As prioridades da organização são fortalecer-se como eixo político, criar milhões de empregos, diminuir a brecha econômica quanto ao poder aquisitivo, aumentar os benefícios públicos como os serviços de saúde e educação e trabalhar no desenvolvimento integral do indivíduo como garantia de sua inserção na nova África.

No entanto, as condições nas quais se encontram o governo do CNA apresentam dificuldades que vão para além de sua vontade política de mudança no meio de um quadro complexo da realidade econômica do país, onde desde o fim de 2011 e no segundo semestre do atual ano uma onda de greves no setor mineiro causou perdas de mais de 1,14 bilhões de dólares.

Questão racial

O censo sul-africano de 2011, publicado pelo Instituto de Estatística, revelou as grandes diferenças entre negros e brancos, herdadas do sistema de apartheid derrotado em 1994, e reconheceu também os avanços socioeconômicos dos últimos 18 anos.

Os rendimentos médios para os brancos são seis vezes maiores que os dos negros, ainda que estes sejam 79,6% da população e seus lares tenham se triplicado nos últimos dez anos, além de receber só 6.990 dólares anuais, menos dos 42.150 dólares que obtêm as famílias brancas, segundo o censo.

Mineiração

No caso dos mineiros, eles integram um setor que é o pulmão econômico do país ao contribuir com 9% do Produto Interno Bruto e 19% se forem incluídas todas as atividades anexas, além de representar a metade do valor das exportações nacionais, daí o risco de suas greves.

O movimento de desempregos em 2012 teve seus antecedentes nas discrepâncias entre a entidade patronal e os sindicatos no final de 2011, quando os operários começaram a demandar às empresas trasnacionais que exploram as jazidas um aumento dos salários e a criação de condições de vida e de segurança trabalhista em suas zonas de residência e de trabalho.

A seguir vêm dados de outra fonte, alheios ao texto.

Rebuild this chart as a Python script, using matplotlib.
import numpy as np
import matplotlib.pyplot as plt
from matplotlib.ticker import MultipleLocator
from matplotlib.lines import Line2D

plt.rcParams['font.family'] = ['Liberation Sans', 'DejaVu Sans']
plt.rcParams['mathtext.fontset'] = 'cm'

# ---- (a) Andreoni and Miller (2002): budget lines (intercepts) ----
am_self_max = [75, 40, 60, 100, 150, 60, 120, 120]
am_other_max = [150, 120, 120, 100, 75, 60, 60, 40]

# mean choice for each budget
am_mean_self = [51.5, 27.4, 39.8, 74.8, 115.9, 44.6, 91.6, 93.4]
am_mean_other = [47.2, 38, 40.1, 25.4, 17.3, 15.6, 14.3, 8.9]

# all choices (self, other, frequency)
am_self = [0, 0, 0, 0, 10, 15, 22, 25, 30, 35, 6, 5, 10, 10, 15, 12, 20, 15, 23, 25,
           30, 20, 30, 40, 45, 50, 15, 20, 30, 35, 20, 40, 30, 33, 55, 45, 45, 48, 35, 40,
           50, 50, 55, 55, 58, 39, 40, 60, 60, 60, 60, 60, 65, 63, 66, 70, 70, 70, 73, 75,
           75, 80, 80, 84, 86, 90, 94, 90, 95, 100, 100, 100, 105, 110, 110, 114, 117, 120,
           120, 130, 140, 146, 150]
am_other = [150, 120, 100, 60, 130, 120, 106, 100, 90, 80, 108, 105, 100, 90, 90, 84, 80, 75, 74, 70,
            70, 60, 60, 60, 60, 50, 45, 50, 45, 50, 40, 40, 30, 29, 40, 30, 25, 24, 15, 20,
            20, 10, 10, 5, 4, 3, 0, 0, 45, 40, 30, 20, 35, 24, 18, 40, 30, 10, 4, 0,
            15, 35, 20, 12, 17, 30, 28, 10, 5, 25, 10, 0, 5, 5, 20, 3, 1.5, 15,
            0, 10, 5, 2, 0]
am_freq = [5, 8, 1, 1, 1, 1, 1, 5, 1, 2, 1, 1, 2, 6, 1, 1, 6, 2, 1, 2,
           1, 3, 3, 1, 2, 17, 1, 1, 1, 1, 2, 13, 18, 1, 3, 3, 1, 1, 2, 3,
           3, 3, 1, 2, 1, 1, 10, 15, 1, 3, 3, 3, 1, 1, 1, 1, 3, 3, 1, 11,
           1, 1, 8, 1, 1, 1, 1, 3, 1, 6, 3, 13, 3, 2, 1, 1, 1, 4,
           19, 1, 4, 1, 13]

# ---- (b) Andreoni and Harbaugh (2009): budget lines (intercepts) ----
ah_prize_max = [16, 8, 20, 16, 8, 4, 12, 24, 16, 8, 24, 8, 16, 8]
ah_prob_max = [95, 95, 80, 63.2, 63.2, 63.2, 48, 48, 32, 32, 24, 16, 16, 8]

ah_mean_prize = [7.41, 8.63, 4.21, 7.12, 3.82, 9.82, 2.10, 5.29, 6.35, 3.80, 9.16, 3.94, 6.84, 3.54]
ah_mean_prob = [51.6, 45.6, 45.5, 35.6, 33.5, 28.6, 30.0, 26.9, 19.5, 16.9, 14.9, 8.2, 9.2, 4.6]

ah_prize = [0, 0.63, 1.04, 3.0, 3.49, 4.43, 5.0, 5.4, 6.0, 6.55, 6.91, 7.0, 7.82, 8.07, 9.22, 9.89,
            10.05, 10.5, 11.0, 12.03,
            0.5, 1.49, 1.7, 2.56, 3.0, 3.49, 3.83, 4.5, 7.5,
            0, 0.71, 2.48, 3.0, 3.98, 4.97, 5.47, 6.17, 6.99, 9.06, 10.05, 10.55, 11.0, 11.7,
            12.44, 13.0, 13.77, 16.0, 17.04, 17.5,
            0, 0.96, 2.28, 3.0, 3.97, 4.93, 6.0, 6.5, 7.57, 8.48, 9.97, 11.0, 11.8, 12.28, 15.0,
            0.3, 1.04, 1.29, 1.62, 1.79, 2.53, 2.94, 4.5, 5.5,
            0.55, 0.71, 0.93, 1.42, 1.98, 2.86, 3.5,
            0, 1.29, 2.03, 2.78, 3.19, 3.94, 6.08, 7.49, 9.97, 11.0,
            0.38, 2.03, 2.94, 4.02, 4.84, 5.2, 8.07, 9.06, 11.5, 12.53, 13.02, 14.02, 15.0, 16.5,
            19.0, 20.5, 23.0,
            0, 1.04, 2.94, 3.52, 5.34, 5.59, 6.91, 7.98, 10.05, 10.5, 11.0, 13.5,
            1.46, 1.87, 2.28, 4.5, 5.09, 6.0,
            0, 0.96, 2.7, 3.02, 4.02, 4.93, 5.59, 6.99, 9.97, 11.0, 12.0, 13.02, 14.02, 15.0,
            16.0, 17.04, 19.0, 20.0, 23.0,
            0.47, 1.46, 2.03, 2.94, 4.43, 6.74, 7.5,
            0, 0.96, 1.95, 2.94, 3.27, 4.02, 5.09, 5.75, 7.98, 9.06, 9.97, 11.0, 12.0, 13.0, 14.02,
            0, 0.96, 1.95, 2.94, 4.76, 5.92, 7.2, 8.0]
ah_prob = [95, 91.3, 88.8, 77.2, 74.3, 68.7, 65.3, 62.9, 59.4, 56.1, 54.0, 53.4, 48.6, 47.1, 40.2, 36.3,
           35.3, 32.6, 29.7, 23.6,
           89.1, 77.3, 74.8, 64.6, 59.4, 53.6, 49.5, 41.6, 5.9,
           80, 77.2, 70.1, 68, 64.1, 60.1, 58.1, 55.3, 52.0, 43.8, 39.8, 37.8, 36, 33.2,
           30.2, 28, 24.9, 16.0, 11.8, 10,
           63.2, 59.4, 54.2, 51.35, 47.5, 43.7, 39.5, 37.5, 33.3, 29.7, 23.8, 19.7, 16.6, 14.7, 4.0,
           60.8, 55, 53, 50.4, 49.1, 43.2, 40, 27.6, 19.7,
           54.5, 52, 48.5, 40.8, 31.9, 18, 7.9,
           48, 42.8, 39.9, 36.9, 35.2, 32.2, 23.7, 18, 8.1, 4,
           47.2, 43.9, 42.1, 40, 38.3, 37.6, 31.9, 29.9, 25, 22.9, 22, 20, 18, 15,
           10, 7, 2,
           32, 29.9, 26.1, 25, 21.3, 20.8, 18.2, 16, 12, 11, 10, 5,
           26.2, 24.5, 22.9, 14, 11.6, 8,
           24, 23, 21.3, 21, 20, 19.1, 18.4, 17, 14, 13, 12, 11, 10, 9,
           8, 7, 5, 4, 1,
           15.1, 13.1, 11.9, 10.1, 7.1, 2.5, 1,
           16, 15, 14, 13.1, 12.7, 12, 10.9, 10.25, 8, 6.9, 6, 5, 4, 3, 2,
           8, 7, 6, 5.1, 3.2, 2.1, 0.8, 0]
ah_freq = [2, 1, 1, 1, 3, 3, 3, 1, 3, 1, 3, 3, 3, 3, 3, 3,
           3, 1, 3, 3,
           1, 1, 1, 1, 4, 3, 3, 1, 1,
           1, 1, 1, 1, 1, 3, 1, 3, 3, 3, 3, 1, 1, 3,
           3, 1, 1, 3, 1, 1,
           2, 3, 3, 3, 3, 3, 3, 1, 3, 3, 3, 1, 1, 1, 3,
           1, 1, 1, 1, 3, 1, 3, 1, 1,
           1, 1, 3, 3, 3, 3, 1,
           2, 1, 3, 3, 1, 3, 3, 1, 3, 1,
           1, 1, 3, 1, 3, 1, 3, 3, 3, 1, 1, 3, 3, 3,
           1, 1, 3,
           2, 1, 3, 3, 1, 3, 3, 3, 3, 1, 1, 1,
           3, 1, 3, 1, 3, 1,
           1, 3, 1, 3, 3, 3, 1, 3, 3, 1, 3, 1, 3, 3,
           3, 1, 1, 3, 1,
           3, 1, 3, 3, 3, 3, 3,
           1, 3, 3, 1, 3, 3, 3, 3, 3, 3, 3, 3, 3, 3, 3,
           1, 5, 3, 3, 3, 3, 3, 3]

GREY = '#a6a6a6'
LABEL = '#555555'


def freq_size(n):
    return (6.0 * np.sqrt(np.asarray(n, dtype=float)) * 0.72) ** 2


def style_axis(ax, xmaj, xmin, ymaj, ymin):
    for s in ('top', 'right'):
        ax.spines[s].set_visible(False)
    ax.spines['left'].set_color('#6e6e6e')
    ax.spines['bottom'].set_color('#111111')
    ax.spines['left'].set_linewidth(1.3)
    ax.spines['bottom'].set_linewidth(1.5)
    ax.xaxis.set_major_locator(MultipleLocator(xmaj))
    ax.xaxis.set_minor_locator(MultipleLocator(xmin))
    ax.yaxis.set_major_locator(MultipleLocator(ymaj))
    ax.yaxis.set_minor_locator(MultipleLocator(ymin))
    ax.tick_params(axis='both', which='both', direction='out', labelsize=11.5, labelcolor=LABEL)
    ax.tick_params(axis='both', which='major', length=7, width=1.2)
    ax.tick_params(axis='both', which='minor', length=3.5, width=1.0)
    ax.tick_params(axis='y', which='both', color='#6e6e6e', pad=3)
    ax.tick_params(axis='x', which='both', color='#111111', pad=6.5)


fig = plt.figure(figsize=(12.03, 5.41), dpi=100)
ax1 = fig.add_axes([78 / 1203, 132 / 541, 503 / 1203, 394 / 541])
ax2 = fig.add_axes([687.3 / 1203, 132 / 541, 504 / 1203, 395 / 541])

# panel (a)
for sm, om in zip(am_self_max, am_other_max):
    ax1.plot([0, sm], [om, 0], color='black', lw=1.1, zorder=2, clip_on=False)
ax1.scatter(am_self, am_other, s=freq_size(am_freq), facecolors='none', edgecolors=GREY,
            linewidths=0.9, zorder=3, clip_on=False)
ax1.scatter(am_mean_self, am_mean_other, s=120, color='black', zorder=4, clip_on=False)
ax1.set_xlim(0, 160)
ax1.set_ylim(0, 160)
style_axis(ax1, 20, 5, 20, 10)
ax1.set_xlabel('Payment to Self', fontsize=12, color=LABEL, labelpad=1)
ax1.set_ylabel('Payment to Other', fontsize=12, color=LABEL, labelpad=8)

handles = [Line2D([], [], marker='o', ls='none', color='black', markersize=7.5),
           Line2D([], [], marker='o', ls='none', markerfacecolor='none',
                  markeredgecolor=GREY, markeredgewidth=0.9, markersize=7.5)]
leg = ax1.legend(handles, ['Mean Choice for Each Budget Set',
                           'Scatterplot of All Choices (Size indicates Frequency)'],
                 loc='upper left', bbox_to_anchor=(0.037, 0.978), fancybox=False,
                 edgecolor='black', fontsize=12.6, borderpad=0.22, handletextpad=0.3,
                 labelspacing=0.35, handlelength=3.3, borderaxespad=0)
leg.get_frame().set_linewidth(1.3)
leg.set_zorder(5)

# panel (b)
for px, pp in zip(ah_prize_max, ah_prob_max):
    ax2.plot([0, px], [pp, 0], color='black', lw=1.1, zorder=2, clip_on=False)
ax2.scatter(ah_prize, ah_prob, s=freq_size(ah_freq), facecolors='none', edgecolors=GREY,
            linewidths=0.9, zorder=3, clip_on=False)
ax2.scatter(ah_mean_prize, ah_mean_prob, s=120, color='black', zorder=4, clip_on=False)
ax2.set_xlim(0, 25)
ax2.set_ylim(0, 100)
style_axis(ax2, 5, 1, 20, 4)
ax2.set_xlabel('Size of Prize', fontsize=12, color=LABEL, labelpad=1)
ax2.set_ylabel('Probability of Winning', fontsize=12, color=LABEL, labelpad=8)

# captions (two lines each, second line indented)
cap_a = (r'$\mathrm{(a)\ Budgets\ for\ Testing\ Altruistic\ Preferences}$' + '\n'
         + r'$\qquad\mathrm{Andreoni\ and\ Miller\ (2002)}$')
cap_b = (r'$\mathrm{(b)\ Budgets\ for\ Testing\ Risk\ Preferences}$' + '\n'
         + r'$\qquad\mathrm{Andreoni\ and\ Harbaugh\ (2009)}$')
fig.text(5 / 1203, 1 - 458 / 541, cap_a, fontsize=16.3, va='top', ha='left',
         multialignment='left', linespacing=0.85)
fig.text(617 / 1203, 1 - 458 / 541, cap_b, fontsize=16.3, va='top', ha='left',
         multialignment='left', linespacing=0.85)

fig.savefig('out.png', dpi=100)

A ministra de Energia, Elizabeth Dipuo Peters, afirmou que os investidores estrangeiros deviam reconhecer que as condições dos mineiros tem que melhorar: uma das razões que explica os acontecimentos da jazida de Marikana, da firma britânica Lomnin, onde a 10 de agosto se desatou a greve de três mil mineiros por melhorias salariais.

O pessoal dessa mina de platina findou suas funções para exigir um aumento de salário de até 12.500 rands (cerca de R$3.300), três vezes mais que sua retribuição naquele momento, ao que se opunha a firma estrangeira, cujos patrões afirmavam que haviam sido distribuídos fundos que compensavam essa solicitação.

Essa demanda entranhava não só o assunto das retribuições monetárias, mas se associa com problemas de déficit de atenção social, fluxo migratório interno e do exterior por necessidades trabalhistas, e nas assimetrias das possibilidades de avanço no seio da sociedade sul-africana.

A greve tornou-se violenta e complicou-se com choques entre sindicatos -um que o convocou e outro que o recusou- em um processo que, segundo a polícia, saiu de controle em 16 de agosto quando 34 mineiros morreram. No total, foram 44 vítimas fatais.

Com respeito ao ocorrido impõe-se destacar que existe uma divisão entre a National Union of Mineworkers (NUM), o sindicato tradicional do ramo, e a Association of Mineworkers and Construction Union (AMCU), que se pronunciava por uma posição menos negociadora com a patronal.

A greve dos mineiros causou dezenas de feridos e 259 detentos pelos distúrbios. A Promotoria sul-africana culpou 270 pelo delito de assassinato, o que fomentou o desassossego por uma acusação que não se referia à ação dos polícias, sobre quem também estava pendente a realização de uma investigação oficial. Para alguns, as greves criaram um palco marcado pela necessidade de mudanças na redistribuição de capitais, em grande parte para o bem público.

O ocorrido durante os meses de desemprego as manifestações fizeram vir à tona a realidade do subsolo sul-africano, um problema não resolvido no âmbito das relações de propriedade no contexto capitalista mundial, no qual a concorrência rege com mais virulência que qualquer decisão que entranhe solidariedade humana.